Rubens Cain Slaying Abel, around 1608-1609 

Rubens masterpiece "made for market" Artist chose "cheap and cheerful" wood
--The Art Newpaper

January 2012
--The restoration of a painting by Rubens from London’s Courtauld Gallery has revealed that the work was probably not a commission, but created for the speculative market. Cain Slaying Abel, around 1608-09—one of the most significant works by the artist in the Courtauld’s collection—is due to go back on display next month, following an 11-month project to clean the work and address structural issues. The money for the treatment came from the Bank of America Art Conservation Project, which launched a conservation grants programme in 2010.

Although scholars have long known that the painting belonged to a group of works produced following an eight-year trip to Italy, where Rubens studied pieces by Michelangelo and Caravaggio, a dendrochronological analysis of its panels revealed that the work was created almost immediately upon the artist’s return to Antwerp. The fact that the oak boards are made from sapwood (the outermost, younger wood) has led conservators to speculate that the painting was for the art market. “It was typical for a client to buy panels for the artist, and in doing so, [the client] would normally buy the best quality materials,” says the conservator Kate Stonor, who explains that sapwood is not ideal because it is soft and sweet, making it prone to woodworm. “We think Rubens bought the panels himself and chose the ‘cheap and cheerful’ option, knowing that the work was for the art market,” says the conservator Clare Richardson, who also worked on the piece.

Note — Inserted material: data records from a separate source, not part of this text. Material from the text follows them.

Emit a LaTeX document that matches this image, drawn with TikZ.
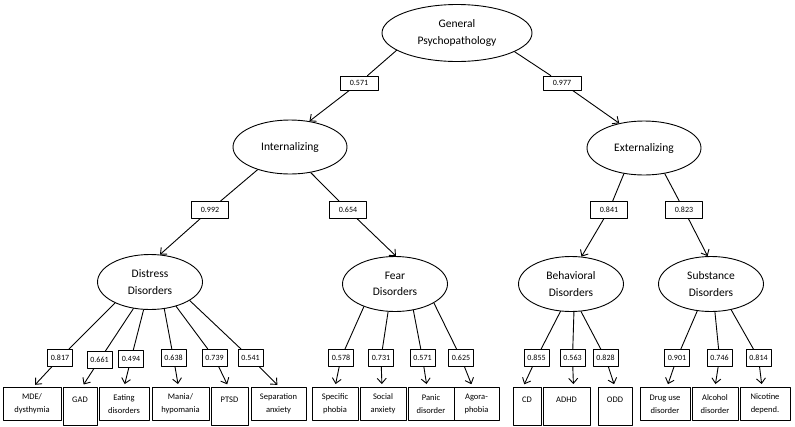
\documentclass[tikz,border=0pt]{standalone}
\usepackage{fontspec}
\setmainfont{Carlito}
\usetikzlibrary{positioning,calc,arrows.meta,shapes.geometric}

\begin{document}
\begin{tikzpicture}[
  x=1pt,y=-1pt,
  >={Straight Barb[length=5pt,width=9pt]},
  line cap=round,line join=round,
  latent/.style={draw, ellipse, line width=0.9pt, inner sep=0pt, align=center,
    font=\fontsize{11.5}{16.5}\selectfont},
  latentTop/.style={latent, minimum width=150pt, minimum height=57pt},
  latentMid/.style={latent, minimum width=114pt, minimum height=54pt},
  latentSub/.style={latent, minimum width=105pt, minimum height=55pt},
  loadbox/.style={draw, fill=white, line width=0.8pt, inner sep=0pt,
    minimum width=#1, minimum height=16pt, font=\fontsize{8}{9}\selectfont},
  leaf/.style={draw, line width=0.8pt, anchor=north, inner sep=0pt, align=center,
    minimum width=#1, minimum height=33pt, font=\fontsize{8.5}{13}\selectfont},
  leafOne/.style={leaf=#1, minimum height=38pt},
  link/.style={line width=0.9pt},
  arr/.style={link, ->},
  arrLeaf/.style={link, ->, shorten >=3pt}
  ]
  \useasboundingbox (0,0) rectangle (795,426);

  %----- latent factors
  \node[latentTop] (gen)    at (457,33)  {General\\Psychopathology};
  \node[latentMid] (intern) at (290,147) {Internalizing};
  \node[latentMid] (extern) at (644,148) {Externalizing};
  \node[latentSub] (distr)  at (150,282) {Distress\\Disorders};
  \node[latentSub] (fear)   at (395,284) {Fear\\Disorders};
  \node[latentSub] (behav)  at (571,284) {Behavioral\\Disorders};
  \node[latentSub] (subst)  at (711,284) {Substance\\Disorders};

  %----- observed disorders (bottom row)
  \def\rowY{387}
  \node[leaf=58]    (mde)   at (32,\rowY)    {MDE/\\dysthymia};
  \node[leafOne=34] (gad)   at (80,\rowY)    {GAD\\~};
  \node[leaf=50]    (eat)   at (124,\rowY)   {Eating\\disorders};
  \node[leaf=57]    (mania) at (180.5,\rowY) {Mania/\\hypomania};
  \node[leafOne=37] (ptsd)  at (229.5,\rowY) {PTSD\\~};
  \node[leaf=55]    (sep)   at (278.5,\rowY) {Separation\\anxiety};
  \node[leaf=46]    (spec)  at (335,\rowY)   {Specific\\phobia};
  \node[leaf=46]    (soc)   at (383,\rowY)   {Social\\anxiety};
  \node[leaf=46]    (panic) at (431,\rowY)   {Panic\\disorder};
  \node[leaf=45]    (agora) at (476.5,\rowY) {Agora-\\phobia};
  \node[leafOne=28] (cd)    at (527,\rowY)   {CD\\~};
  \node[leafOne=47] (adhd)  at (566.5,\rowY) {ADHD\\~};
  \node[leafOne=34] (odd)   at (615,\rowY)   {ODD\\~};
  \node[leaf=50]    (drug)  at (665,\rowY)   {Drug use\\disorder};
  \node[leaf=46]    (alc)   at (715,\rowY)   {Alcohol\\disorder};
  \node[leaf=50]    (nic)   at (765,\rowY)   {Nicotine\\depend.};

  %----- loadings, upper levels
  \node[loadbox=38, minimum height=14pt] (lInt) at (359,83) {0.571};
  \node[loadbox=38, minimum height=14pt] (lExt) at (562,83) {0.977};
  \node[loadbox=37, minimum height=17pt] (lDis) at (210,210) {0.992};
  \node[loadbox=37, minimum height=17pt] (lFea) at (348,210) {0.654};
  \node[loadbox=37, minimum height=17pt] (lBeh) at (609,210) {0.841};
  \node[loadbox=37, minimum height=17pt] (lSub) at (684,210) {0.823};

  \draw[link] (gen.196) -- (lInt);    \draw[arr] (lInt) -- (intern.53);
  \draw[link] (gen.342) -- (lExt);    \draw[arr] (lExt) -- (extern.135);
  \draw[link] (intern.215) -- (lDis); \draw[arr] (lDis) -- (distr.70);
  \draw[link] (intern.309) -- (lFea); \draw[arr] (lFea) -- (fear.88);
  \draw[link] (extern.232) -- (lBeh); \draw[arr] (lBeh) -- (behav.69);
  \draw[link] (extern.309) -- (lSub); \draw[arr] (lSub) -- (subst.97);

  %----- loadings, bottom row
  \foreach \nm/\x/\y/\val in {lMde/60/358/0.817, lGad/99.5/360/0.661,
      lEat/131/359/0.494, lMan/173.5/358/0.638, lPts/214.5/358/0.739,
      lSep/250.5/358/0.541, lSpe/341/358/0.578, lSoc/381/358/0.731,
      lPan/422.5/358/0.571, lAgo/461/358/0.625, lCd/536.5/358/0.855,
      lAdh/572.5/358/0.563, lOdd/605.5/358/0.828, lDru/677/358/0.901,
      lAlc/719.5/358/0.746, lNic/758.5/358/0.814}
    \node[loadbox=25, minimum height=17pt] (\nm) at (\x,\y) {\val};

  \foreach \src/\ang/\ld/\lf/\dx in {distr/211/lMde/mde/1, distr/238/lGad/gad/2,
      distr/257/lEat/eat/0, distr/298/lMan/mania/-2, distr/317/lPts/ptsd/-1,
      distr/335/lSep/sep/1, fear/216/lSpe/spec/0, fear/256/lSoc/soc/-1,
      fear/305/lPan/panic/-4, fear/334/lAgo/agora/-4, behav/249/lCd/cd/-4,
      behav/276/lAdh/adhd/7, behav/290/lOdd/odd/0, subst/243/lDru/drug/2,
      subst/278/lAlc/alc/0, subst/308/lNic/nic/-3}{
    \draw[link] (\src.\ang) -- (\ld);
    \draw[arrLeaf] (\ld) -- ([xshift=\dx pt]\lf.north);
  }

\end{tikzpicture}
\end{document}
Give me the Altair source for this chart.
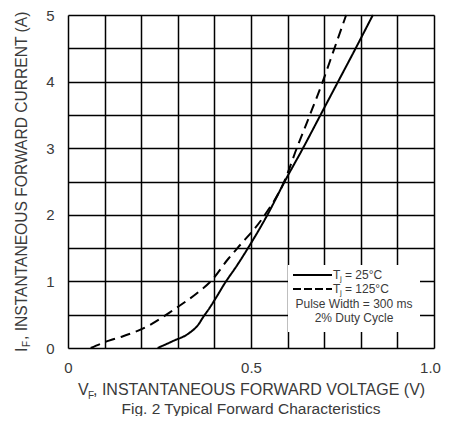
import altair as alt
import pandas as pd

# 25 °C curve (solid)
solid_v = [0.245, 0.285, 0.33, 0.356, 0.37, 0.383, 0.405, 0.427, 0.463, 0.494, 0.545, 0.592, 0.642, 0.690, 0.738, 0.786, 0.833]
solid_i = [0.0, 0.10, 0.22, 0.35, 0.47, 0.57, 0.76, 0.96, 1.25, 1.52, 2.0, 2.5, 3.0, 3.5, 4.0, 4.5, 5.0]
# 125 °C curve (dashed)
dash_v = [0.062, 0.112, 0.147, 0.22, 0.29, 0.354, 0.39, 0.438, 0.463, 0.538, 0.591, 0.625, 0.661, 0.696, 0.728, 0.760]
dash_i = [0.0, 0.11, 0.17, 0.335, 0.58, 0.83, 1.0, 1.34, 1.5, 2.0, 2.5, 3.0, 3.5, 4.0, 4.5, 5.0]

x_grid = [0, 0.1, 0.2, 0.3, 0.4, 0.5, 0.6, 0.7, 0.8, 0.9, 1.0]
y_grid = [0, 0.5, 1, 1.5, 2, 2.5, 3, 3.5, 4, 4.5, 5]

df = pd.DataFrame(
    [{"v": v, "i": i, "s": "25"} for v, i in zip(solid_v, solid_i)]
    + [{"v": v, "i": i, "s": "125"} for v, i in zip(dash_v, dash_i)]
)

FONT = "Liberation Sans"
TXT = "#3a3a3a"

lines = alt.Chart(df).mark_line(color="black", strokeWidth=2, interpolate="monotone").encode(
    x=alt.X("v:Q", scale=alt.Scale(domain=[0, 1], nice=False),
            axis=alt.Axis(values=x_grid, title=None, ticks=False, domain=False,
                          grid=True, gridColor="black", gridWidth=1.5, gridOpacity=1,
                          labelExpr="datum.value == 0 ? '0' : (datum.value == 0.5 ? '0.5' : (datum.value == 1 ? '1.0' : ''))",
                          labelOffset={"expr": "datum.value == 1 ? -4 : 0"},
                          labelFont=FONT, labelFontSize=15, labelColor=TXT, labelPadding=12,
                          labelFlush=False)),
    y=alt.Y("i:Q", scale=alt.Scale(domain=[0, 5], nice=False),
            axis=alt.Axis(values=y_grid, title=None, ticks=False, domain=False,
                          grid=True, gridColor="black", gridWidth=1.5, gridOpacity=1,
                          labelExpr="datum.value % 1 == 0 ? format(datum.value, 'd') : ''",
                          labelFont=FONT, labelFontSize=15, labelColor=TXT, labelPadding=14,
                          labelFlush=False)),
    strokeDash=alt.StrokeDash("s:N", scale=alt.Scale(domain=["25", "125"], range=[[1, 0], [10, 6]]), legend=None),
    detail="s:N",
)

one = pd.DataFrame({"a": [0]})

box = alt.Chart(one).mark_rect(fill="white").encode(
    x=alt.value(220), x2=alt.value(352), y=alt.value(250), y2=alt.value(317)
)

sample_solid = alt.Chart(one).mark_rule(color="black", strokeWidth=2).encode(
    x=alt.value(225), x2=alt.value(264), y=alt.value(260)
)
sample_dash = alt.Chart(one).mark_rule(color="black", strokeWidth=2, strokeDash=[8, 3]).encode(
    x=alt.value(225), x2=alt.value(264), y=alt.value(274)
)


def txt(text, x, y, size=12, align="left", baseline="middle", angle=0):
    return alt.Chart(pd.DataFrame({"t": [text]})).mark_text(
        font=FONT, fontSize=size, color=TXT, align=align, baseline=baseline, angle=angle
    ).encode(text="t:N", x=alt.value(x), y=alt.value(y))


texts = [
    txt("T", 265, 260), txt("j", 272, 264, size=8), txt("= 25°C", 277, 260),
    txt("T", 265, 274), txt("j", 272, 278, size=8), txt("= 125°C", 277, 274),
    txt("Pulse Width = 300 ms", 286, 289, size=12, align="center"),
    txt("2% Duty Cycle", 286, 303, size=12, align="center"),
    # x title
    txt("V", 10, 380, size=16, baseline="alphabetic"),
    txt("F", 20, 384, size=10, baseline="alphabetic"),
    txt(", INSTANTANEOUS FORWARD VOLTAGE (V)", 25, 380, size=16, baseline="alphabetic"),
    # caption
    txt("Fig. 2  Typical Forward Characteristics", 183, 399, size=15.5, align="center", baseline="alphabetic"),
    # y title (rotated)
    txt("I", -41, 337, size=15.6, baseline="alphabetic", angle=270),
    txt("F", -38, 332, size=10, baseline="alphabetic", angle=270),
    txt(", INSTANTANEOUS FORWARD CURRENT (A)", -41, 325, size=15.6, baseline="alphabetic", angle=270),
]

chart = alt.layer(lines, box, sample_solid, sample_dash, *texts).properties(
    width=366, height=333,
    autosize=alt.AutoSizeParams(type="none"),
    padding={"left": 60, "top": 7, "right": 7, "bottom": 68},
).configure_view(stroke="black", strokeWidth=2.5).configure(background="white")

chart.save("out.html", embed_options={"renderer": "svg", "actions": False})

Infra-red imaging revealed line drawings beneath a tree in the background, which are uncharacteristic of Rubens and may be the work of a landscape artist.

Aside from areas of paint loss and layers of varnish that had yellowed, and, in some cases, became opaque, the most pressing concern related to the work’s cradle, a late 19th- or early 20th-century addition that was restricting the panel’s natural movement and was full of woodworm. The glue was beginning to fail and the panel was starting to pull away from the cradle, causing an unnatural inward curve of the boards, which resembled a miniature mountain range. This curvature also caused disfiguring lines that cut through the figures’ marble-toned flesh.

“One of the greatest benefits of the [treatment] is that we are no longer fighting with the condition of the work… the piece now really speaks for itself,” says Caroline Campbell, the curator of paintings at the Courtauld.

The Courtauld’s chief conservator, Graeme Barraclough, has constructed a bespoke frame with a built-in support system that will “accommodate the natural curvature of the board, allowing it to move without imposing stress on the painting”, unlike the cradle that previously kept it in place. “It’s like support hose, rather than a rigid corset,” Stonor says.